Des fouilles archéologiques racontent le quotidien du camp de concentration du Struthof

Réalisés dans le cadre d’importants travaux de restauration, des sondages archéologiques achevés mardi au Struthof (Bas-Rhin), seul camp de concentration installé sur le territoire français, ont mis en évidence des éléments du quotidien des geôliers nazis.

"Même si ce ne sont que des objets anodins, des boutons de manchette ou de pantalon, c’est déjà énorme, car cela donne une chair et une présence aux bourreaux", explique Frédérique Neau-Dufour, directrice du Centre européen du résistant déporté (CERD), lieu de mémoire érigé à l’entrée du camp de Natzweiler-Struthof.

D’avril 1941 à septembre 1944, le camp, construit en Alsace annexée sur le site d’une station touristique de montagne, a reçu quelque 17.000 déportés, 52.000 en tenant compte de la nébuleuse d’annexes regroupées de part et d’autre du Rhin. Près de 22.000 y sont morts.

Au pied de l’imposant mémorial national de la déportation qui leur rend hommage et surplombe le camp, une tranchée d’une soixantaine de mètres, creusée par une équipe d’archéologues alsaciens, a permis de localiser une baraque administrative utilisée par les officiers SS.

Un fragment de sol, une canalisation et un pilier de béton, découverts à plusieurs mètres de profondeur, sont les seuls vestiges du bâtiment, détruit par les alliés lorsqu’ils transformèrent le camp en centre pénitencier pour la détention de civils allemands et de Français accusés de collaboration de 1944 à 1949.

Lors des fouilles, "des objets intimement liés au quotidien des SS" ont fait surface, raconte Alexandre Bolly, archéologue responsable du chantier.

De la monnaie allemande, des éléments d’uniformes, des couverts et de la vaisselle sont désormais exposés sous verre au sein du CERD comme autant de témoignages de la vie du camp.

"En Pologne, la première intervention archéologique à Auschwitz-Birkenau a été menée en 1967. À Sobibor, c’est toute la chaîne opératoire de la mort de masse qui a pu être mise en lumière grâce à l’archéologie. Nous sommes vraiment en retard en France", note Michaël Landolt, archéologue pour la Direction régionale des affaires culturelles (DRAC) Grand Est.

"Face aux destructions d’archives opérées par les nazis afin d’effacer les traces de leurs crimes, l’archéologie peut permettre de combler les lacunes de la documentation", estime-t-il.

Masque à gaz

Au Struthof, les recherches se sont étalées sur une semaine et 3.000 m² le long des flancs escarpés de la montagne où des déportés politiques, des juifs, des tziganes et des homosexuels venus de toute l’Europe ont été détenus dans des conditions effroyables, à plus de 800 mètres d’altitude.

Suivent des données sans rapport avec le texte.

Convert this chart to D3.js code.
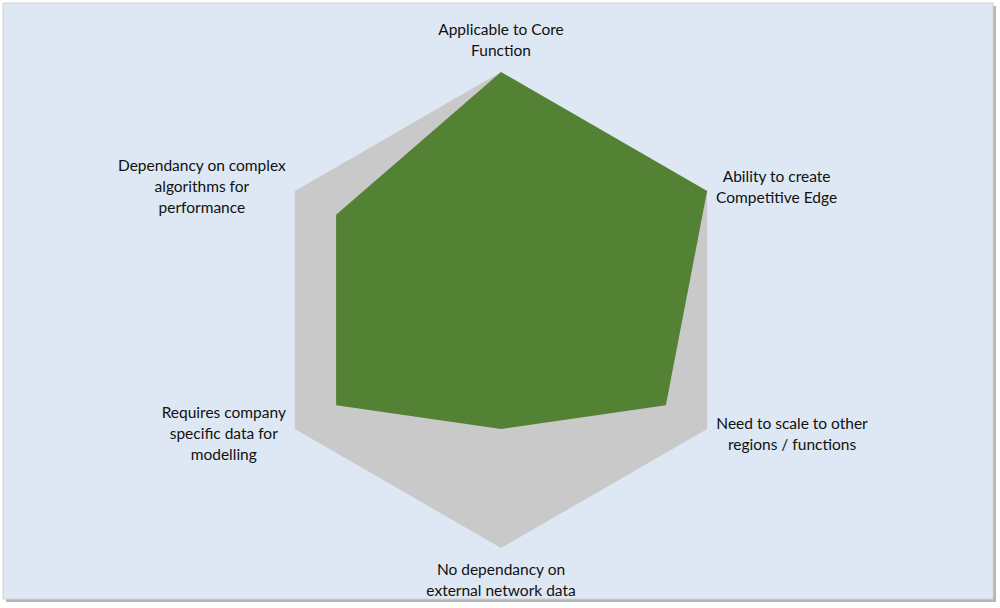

Outre la localisation du baraquement administratif, le diagnostic archéologique a mis en évidence des travaux de renforcement effectués sur un mirador et révélé des pierres de la route originelle menant à l’entrée principal.

En contrebas du camp et de sa potence, dans la terre entourant la chambre à gaz utilisée pour tuer et mener des expériences pseudo-médicales, les morceaux décrépis d’une cartouche de masque à gaz ont été exhumés.

"Ce morceau de masque à gaz est une preuve de plus face à l’argumentaire des négationnistes. On pourrait leur demander pourquoi dans une chambre à gaz, qui soi-disant ne fonctionnait pas, les SS devaient utiliser un masque", relève l’historienne Frédérique Neau-Dufour.

Après ce premier diagnostic qui "laisse présager un important potentiel de découvertes", une "réflexion est en cours" pour mener des programmes de fouilles plus importants, poursuit-elle.

Les sondages archéologiques ont été effectués dans le cadre de travaux de restauration menés depuis 2012 au Struthof, pour lesquels le ministère des Armées a apporté quelque 6 millions d’euros.

"L’objectif est de rendre au camp l’aspect qu’il avait à la période concentrationnaire", avance Pierre Dufour, architecte en chef des monuments historiques.